Crime and control

Sentimental harangues are no answer. Fast-track courts are a useful first step to address rape

Responding to the brutal rape of a 23-year-old woman in the national capital, a case that has shaken Parliament and the nation, the Delhi High Court has announced five fast-track courts to address such incidents in the city. This case is only one of the many that go unnoticed and unpunished across the nation. Yet the decision to allocate more legal resources is certainly reassuring.

This is a far more useful response than the emotional calls for castration and killing that have followed the revelation of the crime. Treating it on par with attempt to murder, as has been suggested, may assuage the feelings of lawmakers, but is not especially likely to avert further such incidents. Studies have underlined that it is not the severity of punishment, but its certainty, that deters criminals. A tendency to report crimes, which raises the expectation of punishment, also deters crime. By those criteria, rape is miserably under-reported, the judicial process is tardy and the chances of conviction slender.

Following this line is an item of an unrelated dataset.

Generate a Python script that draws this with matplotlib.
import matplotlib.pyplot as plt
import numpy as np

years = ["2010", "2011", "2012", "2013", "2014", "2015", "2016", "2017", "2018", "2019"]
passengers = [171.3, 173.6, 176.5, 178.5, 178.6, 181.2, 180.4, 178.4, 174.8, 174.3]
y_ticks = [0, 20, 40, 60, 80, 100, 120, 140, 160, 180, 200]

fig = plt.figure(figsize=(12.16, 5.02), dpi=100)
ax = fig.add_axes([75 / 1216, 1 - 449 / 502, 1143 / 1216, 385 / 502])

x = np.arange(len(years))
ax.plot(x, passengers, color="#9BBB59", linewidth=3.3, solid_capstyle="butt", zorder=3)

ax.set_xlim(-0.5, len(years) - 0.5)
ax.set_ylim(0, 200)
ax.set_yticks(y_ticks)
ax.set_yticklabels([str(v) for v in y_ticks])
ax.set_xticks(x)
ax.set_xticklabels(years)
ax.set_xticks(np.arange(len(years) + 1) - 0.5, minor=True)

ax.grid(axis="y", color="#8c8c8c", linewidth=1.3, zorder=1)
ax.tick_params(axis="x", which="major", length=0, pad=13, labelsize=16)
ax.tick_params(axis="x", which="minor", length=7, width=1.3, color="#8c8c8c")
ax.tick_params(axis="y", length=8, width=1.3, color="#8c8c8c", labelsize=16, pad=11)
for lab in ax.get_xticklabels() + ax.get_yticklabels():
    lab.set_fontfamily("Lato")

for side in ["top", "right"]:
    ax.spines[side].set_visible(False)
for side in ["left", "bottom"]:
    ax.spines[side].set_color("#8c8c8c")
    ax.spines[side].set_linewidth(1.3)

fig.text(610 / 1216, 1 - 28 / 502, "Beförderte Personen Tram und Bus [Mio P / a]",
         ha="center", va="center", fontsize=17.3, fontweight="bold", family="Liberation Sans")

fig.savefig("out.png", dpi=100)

Apart from the "stigma" that encourages silence, the investigative system also tends to treat sexual assault with insensitivity, even misogyny. Delay can dilute the case, and the rounds of questioning and examination can make an already shocked and fearful victim feel abused all over again. As Adrienne Rich writes in a moving poem about a rape victim confronting the officer-interrogator — she is "guilty of the crime of being forced".

The problem lies more with inadequate policing and the deeper cultural hostility towards women, than in the legal approach. In India, the testimony of the victim is enough to secure a conviction in most cases of sexual violence, and requires no corroborating evidence. The logic is that sexual assault usually takes place in closed spaces without witnesses, and that medical evidence is often unavailable. This has been a hard-won victory, one that switches the legal default in the victim's favour, without wrangling over physical injury or "character" or prior sexual conduct. And yet, rapes continue to happen, in public and private spaces, dominance continues to be asserted through women's bodies, victim-blaming persists, and women's freedoms are further constricted because of the sense of sexual threat. Rape is a crucial instrument of a patriarchal culture — it stops women from asserting their rights to the outside world, makes them rely on male protectors, and afraid of drawing attention. The real change, then, has to be in the way men and women are socialised.